> **AIM OF THE EXERCISE**
Copy every line of the data exactly, leaving nothing out.

>> begin GIVEN DATA

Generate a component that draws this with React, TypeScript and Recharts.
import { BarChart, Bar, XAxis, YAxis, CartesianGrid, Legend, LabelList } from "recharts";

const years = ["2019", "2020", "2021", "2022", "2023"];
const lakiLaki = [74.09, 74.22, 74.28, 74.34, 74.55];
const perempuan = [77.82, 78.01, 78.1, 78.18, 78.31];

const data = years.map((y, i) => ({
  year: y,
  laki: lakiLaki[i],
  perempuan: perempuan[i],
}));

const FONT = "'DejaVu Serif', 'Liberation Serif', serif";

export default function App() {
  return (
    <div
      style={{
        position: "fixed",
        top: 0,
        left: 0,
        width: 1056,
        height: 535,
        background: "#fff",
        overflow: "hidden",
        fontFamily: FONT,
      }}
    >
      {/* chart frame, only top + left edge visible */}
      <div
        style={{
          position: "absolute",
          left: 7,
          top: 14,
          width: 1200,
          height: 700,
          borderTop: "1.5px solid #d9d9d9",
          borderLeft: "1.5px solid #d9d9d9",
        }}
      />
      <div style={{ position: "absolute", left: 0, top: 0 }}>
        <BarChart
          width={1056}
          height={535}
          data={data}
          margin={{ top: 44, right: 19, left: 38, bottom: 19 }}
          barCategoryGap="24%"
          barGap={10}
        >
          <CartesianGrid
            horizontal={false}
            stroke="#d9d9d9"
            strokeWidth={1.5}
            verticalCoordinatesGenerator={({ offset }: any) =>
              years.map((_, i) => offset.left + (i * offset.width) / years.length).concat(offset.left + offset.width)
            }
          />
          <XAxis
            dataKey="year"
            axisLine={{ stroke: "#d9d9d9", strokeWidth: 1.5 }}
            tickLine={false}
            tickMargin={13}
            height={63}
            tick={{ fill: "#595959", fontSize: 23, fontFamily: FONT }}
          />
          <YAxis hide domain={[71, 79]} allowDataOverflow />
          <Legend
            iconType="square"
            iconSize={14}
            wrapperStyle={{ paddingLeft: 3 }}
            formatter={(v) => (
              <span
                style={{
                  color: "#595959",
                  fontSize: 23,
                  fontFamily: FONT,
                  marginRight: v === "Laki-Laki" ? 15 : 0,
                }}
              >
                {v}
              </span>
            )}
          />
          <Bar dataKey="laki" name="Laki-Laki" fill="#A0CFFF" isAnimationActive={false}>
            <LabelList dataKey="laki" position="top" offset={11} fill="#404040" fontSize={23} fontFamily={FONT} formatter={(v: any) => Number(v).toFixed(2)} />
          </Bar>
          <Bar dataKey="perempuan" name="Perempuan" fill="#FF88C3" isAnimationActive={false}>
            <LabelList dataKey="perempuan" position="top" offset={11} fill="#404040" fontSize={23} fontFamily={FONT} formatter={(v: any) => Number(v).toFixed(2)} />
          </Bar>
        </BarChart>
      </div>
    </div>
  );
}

>> end GIVEN DATA

> **RESPONSE TO THIS TASK**
Generate a component that draws this with React, TypeScript and Recharts.
import { BarChart, Bar, XAxis, YAxis, CartesianGrid, Legend, LabelList } from "recharts";

const years = ["2019", "2020", "2021", "2022", "2023"];
const lakiLaki = [74.09, 74.22, 74.28, 74.34, 74.55];
const perempuan = [77.82, 78.01, 78.1, 78.18, 78.31];

const data = years.map((y, i) => ({
  year: y,
  laki: lakiLaki[i],
  perempuan: perempuan[i],
}));

const FONT = "'DejaVu Serif', 'Liberation Serif', serif";

export default function App() {
  return (
    <div
      style={{
        position: "fixed",
        top: 0,
        left: 0,
        width: 1056,
        height: 535,
        background: "#fff",
        overflow: "hidden",
        fontFamily: FONT,
      }}
    >
      {/* chart frame, only top + left edge visible */}
      <div
        style={{
          position: "absolute",
          left: 7,
          top: 14,
          width: 1200,
          height: 700,
          borderTop: "1.5px solid #d9d9d9",
          borderLeft: "1.5px solid #d9d9d9",
        }}
      />
      <div style={{ position: "absolute", left: 0, top: 0 }}>
        <BarChart
          width={1056}
          height={535}
          data={data}
          margin={{ top: 44, right: 19, left: 38, bottom: 19 }}
          barCategoryGap="24%"
          barGap={10}
        >
          <CartesianGrid
            horizontal={false}
            stroke="#d9d9d9"
            strokeWidth={1.5}
            verticalCoordinatesGenerator={({ offset }: any) =>
              years.map((_, i) => offset.left + (i * offset.width) / years.length).concat(offset.left + offset.width)
            }
          />
          <XAxis
            dataKey="year"
            axisLine={{ stroke: "#d9d9d9", strokeWidth: 1.5 }}
            tickLine={false}
            tickMargin={13}
            height={63}
            tick={{ fill: "#595959", fontSize: 23, fontFamily: FONT }}
          />
          <YAxis hide domain={[71, 79]} allowDataOverflow />
          <Legend
            iconType="square"
            iconSize={14}
            wrapperStyle={{ paddingLeft: 3 }}
            formatter={(v) => (
              <span
                style={{
                  color: "#595959",
                  fontSize: 23,
                  fontFamily: FONT,
                  marginRight: v === "Laki-Laki" ? 15 : 0,
                }}
              >
                {v}
              </span>
            )}
          />
          <Bar dataKey="laki" name="Laki-Laki" fill="#A0CFFF" isAnimationActive={false}>
            <LabelList dataKey="laki" position="top" offset={11} fill="#404040" fontSize={23} fontFamily={FONT} formatter={(v: any) => Number(v).toFixed(2)} />
          </Bar>
          <Bar dataKey="perempuan" name="Perempuan" fill="#FF88C3" isAnimationActive={false}>
            <LabelList dataKey="perempuan" position="top" offset={11} fill="#404040" fontSize={23} fontFamily={FONT} formatter={(v: any) => Number(v).toFixed(2)} />
          </Bar>
        </BarChart>
      </div>
    </div>
  );
}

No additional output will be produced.